ACID Consistency vs. CAP Consistency: Same Word, Different Worlds

“Consistency” is one of those overloaded terms in computer science. It shows up in ACID transactions and in the CAP theorem, but it means very different things depending on the context. Let’s unpack the difference.

Consistency in ACID

In the ACID world, consistency is really about data integrity. It guarantees that once a transaction finishes, the database is left in a valid state that respects all the rules defined for it. These rules form a kind of contract — but it’s important to recognise that not all parts of the contract are enforced in the same place:

1. Database-managed consistency

Relational databases natively enforce the structural rules that keep data coherent:
Entity integrity: every table must have a unique primary key, so no two rows can pretend to be the same entity.
Referential integrity: foreign keys must actually point to valid records. If you try to insert an order for a customer that doesn’t exist, the DB will reject it.
Domain integrity: values must fit their declared type or constraints. A DateOfBirth column must really contain valid dates, and a CHECK (age >= 0) constraint will prevent nonsense values.

These guarantees are what people usually mean when they talk about “ACID consistency”: the database won’t let transactions leave behind broken references, duplicate entities, or invalid values.

2. Application-managed consistency

Not all rules can live in the schema. Some depend on business context that the database can’t infer:
• A salary must be less than the manager’s salary.
• A user can’t book overlapping appointments.
• An account balance must never go below zero.

These are examples of user-defined integrity. You can sometimes push them into the database with triggers, stored procedures, or clever constraints, but in practice many teams handle them at the application layer, where the domain knowledge already sits.

ACID consistency isn’t just a vague promise — it’s the database actively defending certain integrity guarantees (entity, referential, domain), while leaving higher-order business rules (user-defined integrity) to the application. An important point to bear in mind is that consistency relies on atomicity and isolation — without them, a database could not reliably preserve its integrity rules.

So: ACID consistency = data integrity within a single database system.

Consistency in CAP

Now shifting gears to distributed systems.

In the CAP theorem, consistency takes on a completely different meaning. Here, it’s about replica agreement: ensuring that no matter which server or node you connect to, you see the same, most up-to-date data.

If you change your profile picture in a global social network, CAP consistency asks: will someone connecting in London and someone in Sydney both see the new photo immediately? Or will one of them still see the old one for a while?

This kind of consistency isn’t about schema validity or business rules. It’s about keeping replicas in sync when the system is spread across machines, data centers, or even continents.
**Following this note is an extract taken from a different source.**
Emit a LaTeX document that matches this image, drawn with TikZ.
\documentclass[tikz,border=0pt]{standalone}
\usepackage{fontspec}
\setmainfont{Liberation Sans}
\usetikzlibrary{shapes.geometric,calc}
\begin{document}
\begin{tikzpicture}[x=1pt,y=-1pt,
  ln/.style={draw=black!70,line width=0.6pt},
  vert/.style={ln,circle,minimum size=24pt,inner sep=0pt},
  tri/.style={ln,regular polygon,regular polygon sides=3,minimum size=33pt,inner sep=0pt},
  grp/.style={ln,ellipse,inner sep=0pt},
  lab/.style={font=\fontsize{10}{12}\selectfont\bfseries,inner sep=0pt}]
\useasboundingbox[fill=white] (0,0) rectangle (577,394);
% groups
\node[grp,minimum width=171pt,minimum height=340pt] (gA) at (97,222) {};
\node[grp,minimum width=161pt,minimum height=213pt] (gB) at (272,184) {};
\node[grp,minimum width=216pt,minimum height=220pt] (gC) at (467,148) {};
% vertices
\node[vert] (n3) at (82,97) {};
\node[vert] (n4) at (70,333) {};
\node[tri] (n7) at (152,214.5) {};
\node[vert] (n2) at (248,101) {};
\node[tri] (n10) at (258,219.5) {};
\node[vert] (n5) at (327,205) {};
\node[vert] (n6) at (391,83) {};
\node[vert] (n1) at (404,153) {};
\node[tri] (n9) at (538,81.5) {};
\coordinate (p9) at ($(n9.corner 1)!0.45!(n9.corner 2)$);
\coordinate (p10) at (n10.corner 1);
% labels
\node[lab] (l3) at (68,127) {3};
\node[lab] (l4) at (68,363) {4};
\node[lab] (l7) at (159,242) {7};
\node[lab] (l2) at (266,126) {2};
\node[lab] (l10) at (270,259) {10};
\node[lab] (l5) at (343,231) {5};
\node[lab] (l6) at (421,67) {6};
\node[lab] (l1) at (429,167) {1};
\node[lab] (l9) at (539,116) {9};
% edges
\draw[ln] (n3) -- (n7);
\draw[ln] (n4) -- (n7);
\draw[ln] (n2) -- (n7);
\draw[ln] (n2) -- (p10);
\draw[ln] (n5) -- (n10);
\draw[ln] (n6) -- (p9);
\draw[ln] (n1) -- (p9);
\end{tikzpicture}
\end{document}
And because network partitions can and do happen, distributed systems have to make hard choices between prioritising availability to clients even if some nodes serve stale data or prioritising consistency even if that means refusing some requests during a network partition.

So: CAP consistency = agreement on data across distributed nodes.

Putting It Together

An ACID-compliant database ensures correctness inside the box — your data won’t violate constraints, even if you crash mid-transaction.

But when you deploy that database in a distributed setting, you can’t escape CAP. Network partitions are a fact of life. You’ll still need to decide: do you sacrifice availability to make sure all replicas agree, or do you risk stale reads for the sake of uptime?

They share the same word, but they live in different problem spaces. Both are essential — one for trust in your data, the other for trust in your system.